Wer sich nicht selbst an die Mangel stellen wollte, für den übernahm das Oma Morgenstern. Dafür mussten sie extra zahlen. Ansonsten kostete eine Stunde 60 Pfennig, für die Nutzung der Rolltücher wurden zehn Pfennige extra fällig. Das Rollen an sich brauchte schon etwas Geschick. Denn wenn die Wäsche schief auf die Dogge gezogen wurde, kam sie auch schief raus. Auch Ursula Vorsatz ist das passiert.

Die Rolle funktioniert nach wie vor. Es ist zwar eine Weile her, dass ihre Dienste gebraucht wurden, aber sie ist einsatzbereit. Bis etwa 2000 sind regelmäßig Leute mit ihrer Wäsche gekommen, 2008 haben es die Enkel noch einmal probiert.

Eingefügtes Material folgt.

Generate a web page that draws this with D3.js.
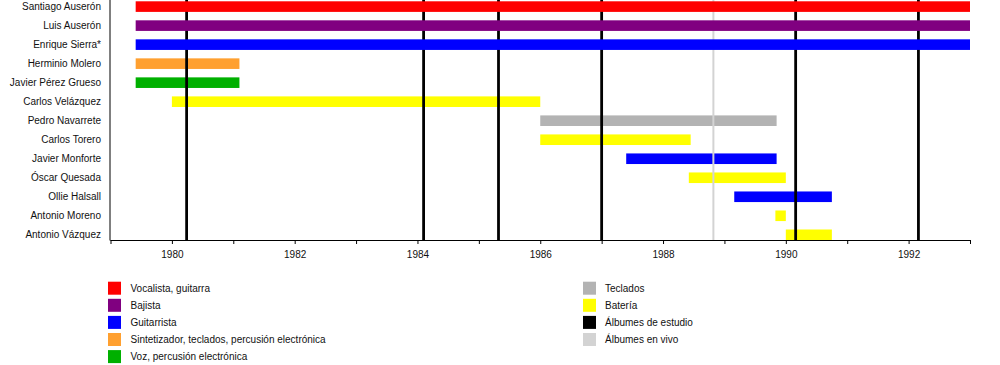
<!DOCTYPE html>
<html><head><meta charset="utf-8">
<script src="https://cdn.jsdelivr.net/npm/d3@7"></script>
<style>body{margin:0;background:#fff}svg{display:block;font-family:"Liberation Sans",Arial,sans-serif}</style>
</head><body><svg id="c" width="1000" height="365"></svg>
<script>
const members = ["Santiago Auserón","Luis Auserón","Enrique Sierra*","Herminio Molero","Javier Pérez Grueso","Carlos Velázquez","Pedro Navarrete","Carlos Torero","Javier Monforte","Óscar Quesada","Ollie Halsall","Antonio Moreno","Antonio Vázquez"];
const starts = [1979.41,1979.41,1979.41,1979.41,1979.41,1980.0,1986.0,1986.0,1987.4,1988.42,1989.16,1989.83,1990.0];
const ends   = [1993.0,1993.0,1993.0,1981.1,1981.1,1986.0,1989.85,1988.45,1989.85,1990.0,1990.75,1990.0,1990.75];
const roles  = ["voc","bass","gtr","synth","voz","drums","keys","drums","gtr","drums","gtr","drums","drums"];
const roleKeys = ["voc","bass","gtr","synth","voz","keys","drums","studio","live"];
const roleNames = ["Vocalista, guitarra","Bajista","Guitarrista","Sintetizador, teclados, percusión electrónica","Voz, percusión electrónica","Teclados","Batería","Álbumes de estudio","Álbumes en vivo"];
const roleColors = ["#ff0000","#800080","#0000ff","#ffa030","#00b000","#b3b3b3","#ffff00","#000000","#d3d3d3"];
const studioAlbums = [1980.24,1984.1,1985.32,1987.0,1990.16,1992.16];
const liveAlbums = [1988.82];
const tickYears = [1979,1980,1981,1982,1983,1984,1985,1986,1987,1988,1989,1990,1991,1992,1993];

const svg = d3.select("#c");
const color = d3.scaleOrdinal().domain(roleKeys).range(roleColors);
const x = d3.scaleLinear().domain([1979,1993]).range([110.5,970]);
const y = d3.scalePoint().domain(members).range([6.6,234.8]);
const barH = 10.6, axisY = 240;

const data = members.map((m,i)=>({name:m,start:starts[i],end:ends[i],role:roles[i],i}));

const gBack = svg.append("g");
const gLines = svg.append("g");
const gFront = svg.append("g");

gBack.selectAll("rect").data(data.filter(d=>d.i>=3)).join("rect")
  .attr("x",d=>x(d.start)).attr("width",d=>x(d.end)-x(d.start))
  .attr("y",d=>y(d.name)-barH/2).attr("height",barH)
  .attr("fill",d=>color(d.role));

gLines.selectAll("line.live").data(liveAlbums).join("line").attr("class","live")
  .attr("x1",d=>x(d)).attr("x2",d=>x(d)).attr("y1",0).attr("y2",axisY)
  .attr("stroke",color("live")).attr("stroke-width",2);
gLines.selectAll("line.studio").data(studioAlbums).join("line").attr("class","studio")
  .attr("x1",d=>x(d)).attr("x2",d=>x(d)).attr("y1",0).attr("y2",axisY)
  .attr("stroke",color("studio")).attr("stroke-width",2.8);

gFront.selectAll("rect").data(data.filter(d=>d.i<3)).join("rect")
  .attr("x",d=>x(d.start)).attr("width",d=>x(d.end)-x(d.start))
  .attr("y",d=>y(d.name)-barH/2).attr("height",barH)
  .attr("fill",d=>color(d.role));

svg.append("g").selectAll("text").data(members).join("text")
  .attr("x",101).attr("y",d=>y(d)+3.6).attr("text-anchor","end")
  .attr("font-size",10).attr("fill","#111").text(d=>d);
svg.append("line").attr("x1",110).attr("x2",110).attr("y1",0).attr("y2",axisY+0.5)
  .attr("stroke","#000").attr("stroke-width",1);

const ax = d3.axisBottom(x).tickValues(tickYears).tickSize(4).tickPadding(7)
  .tickFormat(d=>d%2===0 ? d : "");
const gAx = svg.append("g").attr("transform",`translate(0,${axisY})`).call(ax);
gAx.select(".domain").attr("d",`M${x(1979)},0.5H${x(1993)}`).attr("stroke","#000");
gAx.selectAll(".tick line").attr("stroke","#000").attr("y1",0);
gAx.selectAll("text").attr("font-size",10).attr("fill","#111")
  .attr("font-family","Liberation Sans, Arial, sans-serif");

const leftCol = roleKeys.slice(0,5), rightCol = roleKeys.slice(5);
function legendCol(keys, sx, tx){
  const g = svg.append("g");
  const rows = g.selectAll("g").data(keys).join("g");
  rows.append("rect").attr("x",sx).attr("y",(d,i)=>281.7+i*17.1).attr("width",13).attr("height",13)
    .attr("fill",d=>color(d));
  rows.append("text").attr("x",tx).attr("y",(d,i)=>281.7+i*17.1+10.3)
    .attr("font-size",10).attr("fill","#111").text(d=>roleNames[roleKeys.indexOf(d)]);
}
legendCol(leftCol,108,130.5);
legendCol(rightCol,583,605);
</script></body></html>
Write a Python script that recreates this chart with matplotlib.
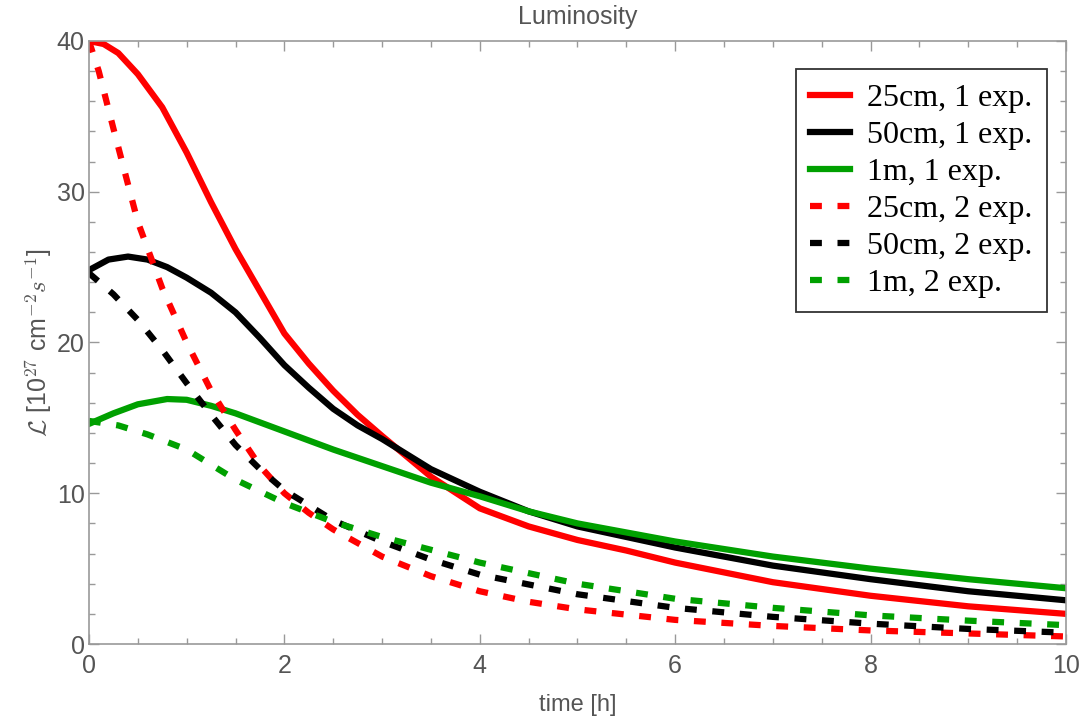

Die Morgensterns waren bekannt, nicht nur in Burkhardswalde. Bis aus Meusegast kamen die Frauen zum Wäscherollen. Außerdem hatten die Morgensterns ein Telefon, und Oma Morgenstern trug für die Post die Telegramme aus, erzählt Enkel Frank Tamme. Die Erinnerungen bleiben ihm und der Familie, doch die Rolle muss nun raus. Das Haus von 1859 wird umgebaut, die Mutter von Frank Tamme soll in der Rolle ihr Schlafzimmer bekommen. „Schön wäre ein würdiger Platz für die Rolle“, sagt Alexandra Kelly. „Das gute Stück ist einfach zu schade zum Zerhacken.“ Dass es so schwer wird, es in gute Hände zu geben, hätte sie nicht gedacht. Die Rolle verschrotten? „Nein, das wäre auch nicht im Sinne der Oma“, sagen Alexandra Kelly und Frank Tamme. Also hoffen sie nun auf jemanden, der das technische Denkmal schätzt und den nötigen Platz hat.

Das Schild, das neben der Rolle hängt, gibt es vielleicht dazu. Es weist darauf hin, dass der Aufenthalt von Kindern unter zwölf Jahren in Waschküchen verboten ist. Und: „Kinder unter 14 Jahren dürfen an mit elementarer Kraft betriebenen Maschinen nicht beschäftigt werden und sich nicht ohne Aufsicht in den Maschinenräumen aufhalten.“ Verboten ist fettgedruckt.

Eine ähnliche Rolle aus der Großröhrsdorfer Firma steht zum Beispiel auf Schloss Weißig im kleinen Wäschemuseum. Gleichzeitig sind die Burkhardswalder nicht die Einzigen, die eine Wäscherolle anbieten. Das Angebot scheint größer als die Nachfrage zu sein.

Trotzdem suchen die Morgenstern-Nachfahren weiter. Vielleicht findet sich ja sogar in der Nähe ein Interessent, der die Rolle aufstellt und Besuchern erklärt. „Dann könnte man später mal mit den Kindern hinfahren und zeigen, das hier ist von Eurer Uroma“, sagt Alexandra Kelly.